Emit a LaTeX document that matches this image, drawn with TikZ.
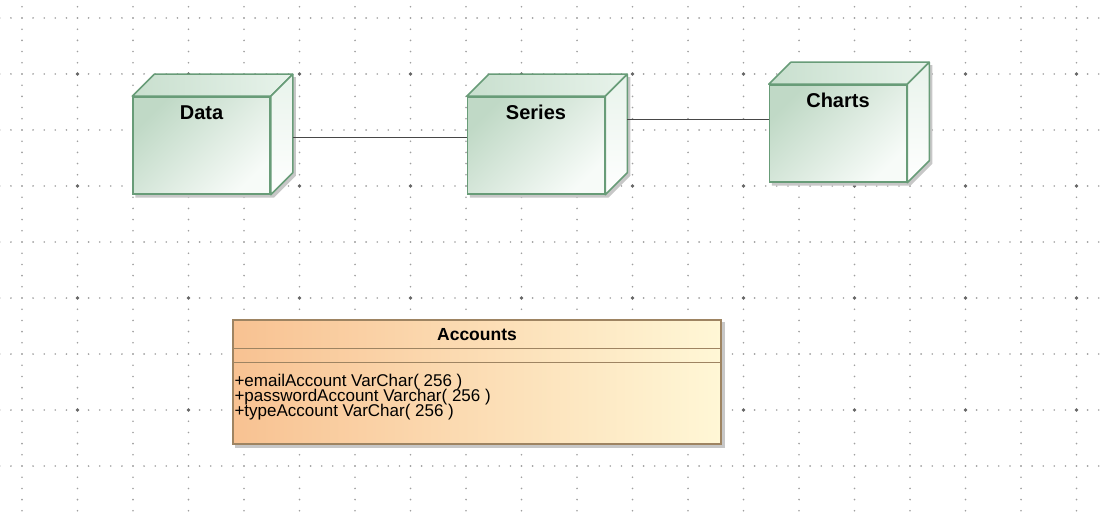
\documentclass[tikz,border=0pt]{standalone}
\usepackage{fontspec}
\setmainfont{Liberation Sans}
\usetikzlibrary{positioning, backgrounds}
\definecolor{devedge}{RGB}{104,156,120}
\definecolor{devdark}{RGB}{192,217,198}
\definecolor{devlight}{RGB}{247,251,248}
\definecolor{devtopl}{RGB}{200,223,206}
\definecolor{devtopr}{RGB}{232,243,235}
\definecolor{classpeach}{RGB}{248,194,146}
\definecolor{classcream}{RGB}{255,247,214}
\definecolor{classedge}{RGB}{158,132,98}
\definecolor{griddot}{RGB}{160,160,160}

\begin{document}
\begin{tikzpicture}
[x=1pt, y=-1pt,
 dev/.style={rectangle, draw=devedge, line width=1.5pt, top color=devdark, bottom color=devlight,
   shading angle=45, minimum width=137pt, minimum height=97pt, inner sep=0pt,
   text height=23pt, text depth=74pt, font=\fontsize{20}{24}\selectfont\bfseries},
 devtop/.style={draw=devedge, line width=1.5pt, line join=round, left color=devtopl, right color=devtopr},
 devside/.style={draw=devedge, line width=1.5pt, line join=round, top color=devtopr, bottom color=white},
 shade/.style={fill=black!22},
 link/.style={draw=black!72, line width=1.6pt},
 classbox/.style={rectangle, draw=classedge, line width=1.3pt, left color=classpeach, right color=classcream,
   minimum width=488pt, minimum height=124pt, inner sep=0pt},
 classline/.style={draw=classedge, line width=1.1pt},
 classtitle/.style={inner sep=0pt, font=\fontsize{17.5}{20}\selectfont\bfseries},
 attrtext/.style={inner sep=0pt, align=left, font=\fontsize{17}{16}\selectfont},
 gridv/.style={draw=griddot, line width=1.8pt, line cap=round, dash pattern=on 0pt off 11.2pt},
 gridh/.style={draw=griddot, line width=1.8pt, line cap=round, dash pattern=on 0pt off 11.1pt}]

\useasboundingbox (0,0) rectangle (1108,513);
\clip (0,0) rectangle (1108,513);

% dotted grid
\begin{scope}[on background layer]
\fill[white] (0,0) rectangle (1108,513);
\foreach \gx in {0,...,19}
  \draw[gridv] (22+55.5*\gx, -4.4) -- (22+55.5*\gx, 520);
\foreach \gy in {0,...,8}
  \draw[gridh] (-0.2, 18+56*\gy) -- (1112, 18+56*\gy);
\foreach \gx in {1,3,...,19}
  \foreach \gy in {1,3,5,7}
    \fill[black!60] (22+55.5*\gx, 18+56*\gy) circle (1.8pt);
\end{scope}

% device nodes
\node[dev] (data) at (201.5,145.5) {Data};
\node[dev] (series) [right = 196pt of data] {Series};
\node[dev] (charts) [right = 163.5pt of series, yshift=12pt] {Charts};

\foreach \n in {data, series, charts} {
  \begin{scope}[on background layer]
  \fill[shade] ([shift={(3,3)}]\n.north west) -- ([shift={(25,-19)}]\n.north west)
    -- ([shift={(25,-19)}]\n.north east) -- ([shift={(25,-19)}]\n.south east)
    -- ([shift={(3,3)}]\n.south east) -- ([shift={(3,3)}]\n.south west) -- cycle;
  \end{scope}
  \draw[devtop] (\n.north west) -- ([shift={(22,-22)}]\n.north west)
    -- ([shift={(22,-22)}]\n.north east) -- (\n.north east) -- cycle;
  \draw[devside] (\n.north east) -- ([shift={(22,-22)}]\n.north east)
    -- ([shift={(22,-22)}]\n.south east) -- (\n.south east) -- cycle;
}

\draw[link] ([xshift=22pt,yshift=8pt]data.east) -- ([yshift=8pt]series.west);
\draw[link] ([xshift=22pt,yshift=26pt]series.east) -- ([yshift=14pt]charts.west);

% class box
\node[classbox] (accounts) at (477,382) {};
\begin{scope}[on background layer]
\fill[shade] ([shift={(3,3)}]accounts.north west) rectangle ([shift={(3,3)}]accounts.south east);
\end{scope}
\draw[classline] ([yshift=-29pt]accounts.north west) -- ([yshift=-29pt]accounts.north east);
\draw[classline] ([yshift=-43pt]accounts.north west) -- ([yshift=-43pt]accounts.north east);
\node[classtitle, anchor=base] (acctitle) at ([yshift=-21pt]accounts.north) {Accounts};
\node[attrtext, anchor=base west] (attrs) at ([xshift=2pt,yshift=-97pt]accounts.north west)
  {+emailAccount VarChar( 256 )\\[-1pt]+passwordAccount Varchar( 256 )\\[-1pt]+typeAccount VarChar( 256 )};

\end{tikzpicture}
\end{document}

------------

- _Goal_
Write out the material above once more, exactly as it reads, with no pictures.

- _Solution_
Emit a LaTeX document that matches this image, drawn with TikZ.
\documentclass[tikz,border=0pt]{standalone}
\usepackage{fontspec}
\setmainfont{Liberation Sans}
\usetikzlibrary{positioning, backgrounds}
\definecolor{devedge}{RGB}{104,156,120}
\definecolor{devdark}{RGB}{192,217,198}
\definecolor{devlight}{RGB}{247,251,248}
\definecolor{devtopl}{RGB}{200,223,206}
\definecolor{devtopr}{RGB}{232,243,235}
\definecolor{classpeach}{RGB}{248,194,146}
\definecolor{classcream}{RGB}{255,247,214}
\definecolor{classedge}{RGB}{158,132,98}
\definecolor{griddot}{RGB}{160,160,160}

\begin{document}
\begin{tikzpicture}
[x=1pt, y=-1pt,
 dev/.style={rectangle, draw=devedge, line width=1.5pt, top color=devdark, bottom color=devlight,
   shading angle=45, minimum width=137pt, minimum height=97pt, inner sep=0pt,
   text height=23pt, text depth=74pt, font=\fontsize{20}{24}\selectfont\bfseries},
 devtop/.style={draw=devedge, line width=1.5pt, line join=round, left color=devtopl, right color=devtopr},
 devside/.style={draw=devedge, line width=1.5pt, line join=round, top color=devtopr, bottom color=white},
 shade/.style={fill=black!22},
 link/.style={draw=black!72, line width=1.6pt},
 classbox/.style={rectangle, draw=classedge, line width=1.3pt, left color=classpeach, right color=classcream,
   minimum width=488pt, minimum height=124pt, inner sep=0pt},
 classline/.style={draw=classedge, line width=1.1pt},
 classtitle/.style={inner sep=0pt, font=\fontsize{17.5}{20}\selectfont\bfseries},
 attrtext/.style={inner sep=0pt, align=left, font=\fontsize{17}{16}\selectfont},
 gridv/.style={draw=griddot, line width=1.8pt, line cap=round, dash pattern=on 0pt off 11.2pt},
 gridh/.style={draw=griddot, line width=1.8pt, line cap=round, dash pattern=on 0pt off 11.1pt}]

\useasboundingbox (0,0) rectangle (1108,513);
\clip (0,0) rectangle (1108,513);

% dotted grid
\begin{scope}[on background layer]
\fill[white] (0,0) rectangle (1108,513);
\foreach \gx in {0,...,19}
  \draw[gridv] (22+55.5*\gx, -4.4) -- (22+55.5*\gx, 520);
\foreach \gy in {0,...,8}
  \draw[gridh] (-0.2, 18+56*\gy) -- (1112, 18+56*\gy);
\foreach \gx in {1,3,...,19}
  \foreach \gy in {1,3,5,7}
    \fill[black!60] (22+55.5*\gx, 18+56*\gy) circle (1.8pt);
\end{scope}

% device nodes
\node[dev] (data) at (201.5,145.5) {Data};
\node[dev] (series) [right = 196pt of data] {Series};
\node[dev] (charts) [right = 163.5pt of series, yshift=12pt] {Charts};

\foreach \n in {data, series, charts} {
  \begin{scope}[on background layer]
  \fill[shade] ([shift={(3,3)}]\n.north west) -- ([shift={(25,-19)}]\n.north west)
    -- ([shift={(25,-19)}]\n.north east) -- ([shift={(25,-19)}]\n.south east)
    -- ([shift={(3,3)}]\n.south east) -- ([shift={(3,3)}]\n.south west) -- cycle;
  \end{scope}
  \draw[devtop] (\n.north west) -- ([shift={(22,-22)}]\n.north west)
    -- ([shift={(22,-22)}]\n.north east) -- (\n.north east) -- cycle;
  \draw[devside] (\n.north east) -- ([shift={(22,-22)}]\n.north east)
    -- ([shift={(22,-22)}]\n.south east) -- (\n.south east) -- cycle;
}

\draw[link] ([xshift=22pt,yshift=8pt]data.east) -- ([yshift=8pt]series.west);
\draw[link] ([xshift=22pt,yshift=26pt]series.east) -- ([yshift=14pt]charts.west);

% class box
\node[classbox] (accounts) at (477,382) {};
\begin{scope}[on background layer]
\fill[shade] ([shift={(3,3)}]accounts.north west) rectangle ([shift={(3,3)}]accounts.south east);
\end{scope}
\draw[classline] ([yshift=-29pt]accounts.north west) -- ([yshift=-29pt]accounts.north east);
\draw[classline] ([yshift=-43pt]accounts.north west) -- ([yshift=-43pt]accounts.north east);
\node[classtitle, anchor=base] (acctitle) at ([yshift=-21pt]accounts.north) {Accounts};
\node[attrtext, anchor=base west] (attrs) at ([xshift=2pt,yshift=-97pt]accounts.north west)
  {+emailAccount VarChar( 256 )\\[-1pt]+passwordAccount Varchar( 256 )\\[-1pt]+typeAccount VarChar( 256 )};

\end{tikzpicture}
\end{document}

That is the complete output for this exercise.